Celle-ci connaît en outre des variations selon chacune des publications. A l’intérêt général de la presse pour le domaine du multimédia, se surajoutent des intérêts particuliers : chaque acteur médiatique désireux de se faire une place dans ce nouvel eldorado a tendance à en orienter sa représentation dans un sens qui lui soit favorable.

L’attitude globale de la presse, de bienveillance à l’égard du multimédia, peut ainsi se fissurer en autant de points de vue que de positions espérées par les différents acteurs médiatiques dans le domaine en formation. Le risque devient alors grand que chaque magazine serve de vecteur de communication propre à l’un des acteurs médiatiques, par ailleurs engagé dans le multimédia, et module ainsi son discours en faveur de ses produits et de ses services.

Une telle situation a été directement vécue au sein du magazine Planète Internet. Il a cristallisé toutes les tensions, au point de conduire à l’arrêt de la publication.
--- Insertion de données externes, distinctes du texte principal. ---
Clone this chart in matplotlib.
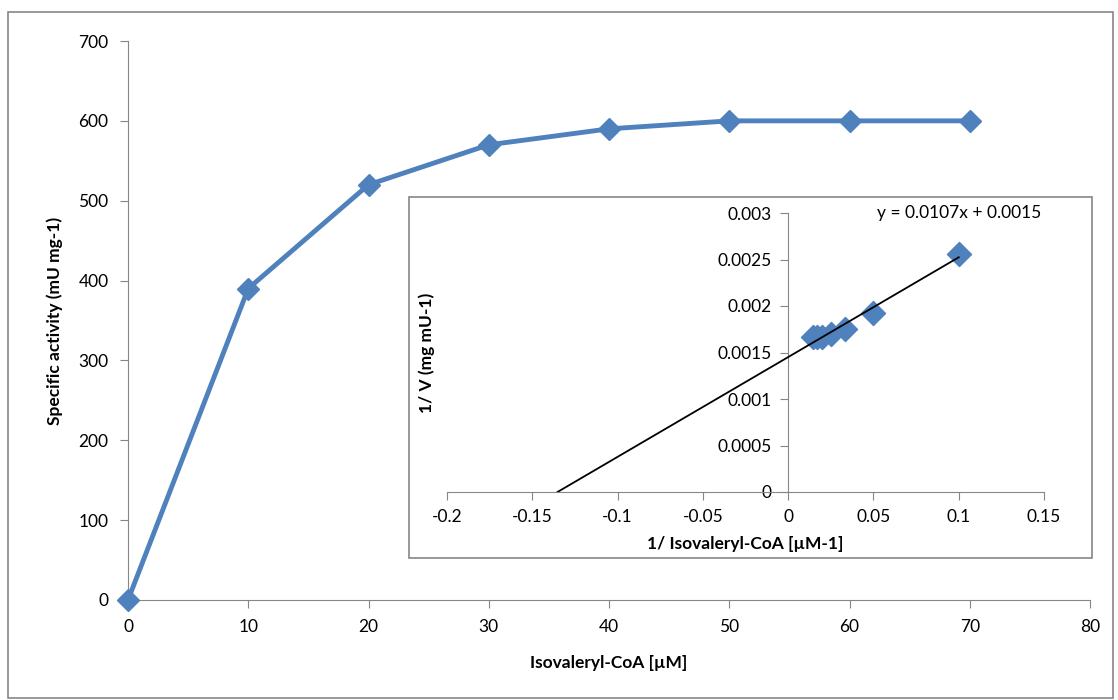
import matplotlib
matplotlib.use("Agg")
import matplotlib.pyplot as plt
import numpy as np
from matplotlib.patches import Rectangle

plt.rcParams['font.family'] = ['Lato', 'DejaVu Sans']

# Data
substrate = [0, 10, 20, 30, 40, 50, 60, 70]
activity = [0, 390, 520, 570, 590, 600, 600, 600]

inv_s = [1/s for s in substrate[1:]]
inv_v = [1/v for v in activity[1:]]

main_xticks = [0, 10, 20, 30, 40, 50, 60, 70, 80]
main_yticks = [0, 100, 200, 300, 400, 500, 600, 700]
inset_xticks = [-0.2, -0.15, -0.1, -0.05, 0, 0.05, 0.1, 0.15]
inset_yticks = [0, 0.0005, 0.001, 0.0015, 0.002, 0.0025, 0.003]
inset_xticklabels = ['-0.2', '-0.15', '-0.1', '-0.05', '0', '0.05', '0.1', '0.15']
inset_yticklabels = ['0', '0.0005', '0.001', '0.0015', '0.002', '0.0025', '0.003']

blue = '#4F81BD'
grey = '#868686'

fig = plt.figure(figsize=(11.18, 7.0), dpi=100)
fig.patches.append(Rectangle((8/1118, 2/700), 1105/1118, 686/700, transform=fig.transFigure,
                             fill=False, edgecolor=grey, linewidth=1.2))

ax = fig.add_axes([128/1118, 100/700, 962/1118, 559/700])
ax.plot(substrate, activity, color=blue, lw=3.5, marker='D', ms=11, mfc=blue, mec=blue, clip_on=False, zorder=3)
ax.set_xlim(0, 80)
ax.set_ylim(0, 700)
ax.set_xticks(main_xticks)
ax.set_yticks(main_yticks)
for s in ['top', 'right']:
    ax.spines[s].set_visible(False)
for s in ['left', 'bottom']:
    ax.spines[s].set_color(grey)
ax.tick_params(direction='out', length=6, color=grey, labelsize=12.5, pad=8)
ax.set_xlabel('Isovaleryl-CoA [µM]', fontsize=12.5, fontweight='bold', labelpad=14)
ax.set_ylabel('Specific activity (mU mg-1)', fontsize=12.5, fontweight='bold')
ax.yaxis.set_label_coords(-65/962, 0.5)

# inset box
fig.patches.append(Rectangle((409/1118, (700-558)/700), 683/1118, 361/700, transform=fig.transFigure,
                             fill=True, facecolor='white', edgecolor=grey, linewidth=1.2, zorder=5))

ins = fig.add_axes([447/1118, 208/700, 597/1118, 279/700], zorder=6)
ins.patch.set_alpha(0)
ins.scatter(inv_s, inv_v, marker='D', s=150, color=blue, zorder=3)
slope, intercept = np.polyfit(inv_s, inv_v, 1)
x0 = -intercept/slope
xs = np.array([x0, max(inv_s)])
ins.plot(xs, slope*xs + intercept, color='black', lw=1.3, zorder=4)
ins.set_xlim(-0.2, 0.15)
ins.set_ylim(0, 0.003)
ins.set_xticks(inset_xticks)
ins.set_xticklabels(inset_xticklabels)
ins.set_yticks(inset_yticks)
ins.set_yticklabels(inset_yticklabels)
for s in ['top', 'right']:
    ins.spines[s].set_visible(False)
ins.spines['left'].set_position(('data', 0))
ins.spines['left'].set_color(grey)
ins.spines['bottom'].set_color(grey)
ins.tick_params(direction='out', length=6, color=grey, labelsize=12.5, pad=6)
ins.set_xlabel('1/ Isovaleryl-CoA [µM-1]', fontsize=12.5, fontweight='bold', labelpad=8)
ins.set_ylabel('1/ V (mg mU-1)', fontsize=12.5, fontweight='bold', labelpad=0)
ins.yaxis.set_label_coords(-0.02, 0.5)
ins.text(0.995, 1.0, 'y = 0.0107x + 0.0015', transform=ins.transAxes, ha='right', va='center', fontsize=12.5)

fig.savefig('out.png', dpi=100)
Le rédacteur en chef Jérôme Thorel explique qu’il a refusé de servir ce mélange des genres entre activité médiatique et activité au sein même du domaine : ‘“ Planète Internet est mort justement parce que son positionnement était unique dans la presse Internet : un journal d’informations (ces deux mots deviennent rares côte à côte), avec du politique, du social, de l’économie et du pratique critique. En face, l’actionnaire Grolier Interactive (branche on line de Matra-Hachette, mais qui n’a jamais réussi à convaincre Hachette d’investir dans le seul produit presse de Grolier), avait besoin d’un outil de communication, un canard comme les autres, angélique et béa devant la technologie. Il fallait servir de vecteur au marché, positiver au maximum, arrêter les enquêtes et les comparatifs minutieux des produits et des annonces ... (...) Je vous laisse imaginer les étincelles quand on nous a demandé d’être plus “ positif ” sur ce marché naissant, ne pas dénigrer, “ surtout pour les produits du groupe ” ...”’

Cet exemple illustre assez bien la première phase de la presse multimédia, certes propice au journalisme de communication, mais se fixant certaines limites déontologiques. Une analyse analogue peut être tirée de la forte extension de la presse multimédia sur les nouveaux supports électroniques. Elle s’est traduite par une intensification des relations entre les différents acteurs, facilitée par l’hypertextualité et la multiplication des sites Web, mais sans partialité due à des intérêts particuliers.